Aug 23, 2012

Until this year, the Yuan had been steadily appreciating against the U.S. dollar. Since uncoupling in 2010 when it was 6.82 to 1, the Yuan had appreciated to 6.29 to 1. The U.S. had been pressuring China to allow its currency to appreciate so that China would no longer be the “currency manipulator” the U.S. claimed it to be, and China seemed to be slowly letting it happen. (Many politicians have proclaimed that fixing China’s currency exchange rate will go a long way to fix our economic problems… which include borrowing 1.5 trillion per year, and manufacturing wages that are many times that of China’s, but this is another story).

However, recently the Yuan has bounced back the other way from its high of 6.29 to 1; as of today it’s 6.35 to 1. CNBC reports that the reasons given for this are that the Chinese ecomony has been slowing, and their housing bubble popped, causing some of that hot money to leave town.

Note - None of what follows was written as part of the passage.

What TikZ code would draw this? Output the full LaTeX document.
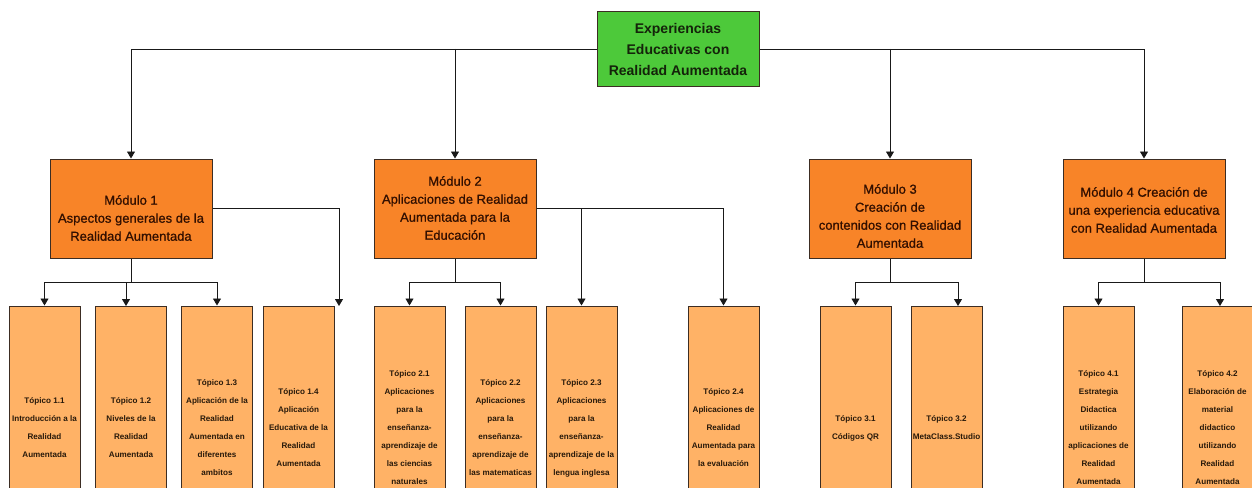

So far the U.S. response has been muted, but I can’t help but think that there’s sure to be some more mud-slinging in the presidential campaign about China and us taking it too easy on our largest banker. My take is that long term, the Yuan will continue to appreciate against the dollar, not because the Chinese particularly want it, but because the U.S. won’t stop the cycle of borrow and print lots of money, which will eventually lead to serious devaluation of the dollar.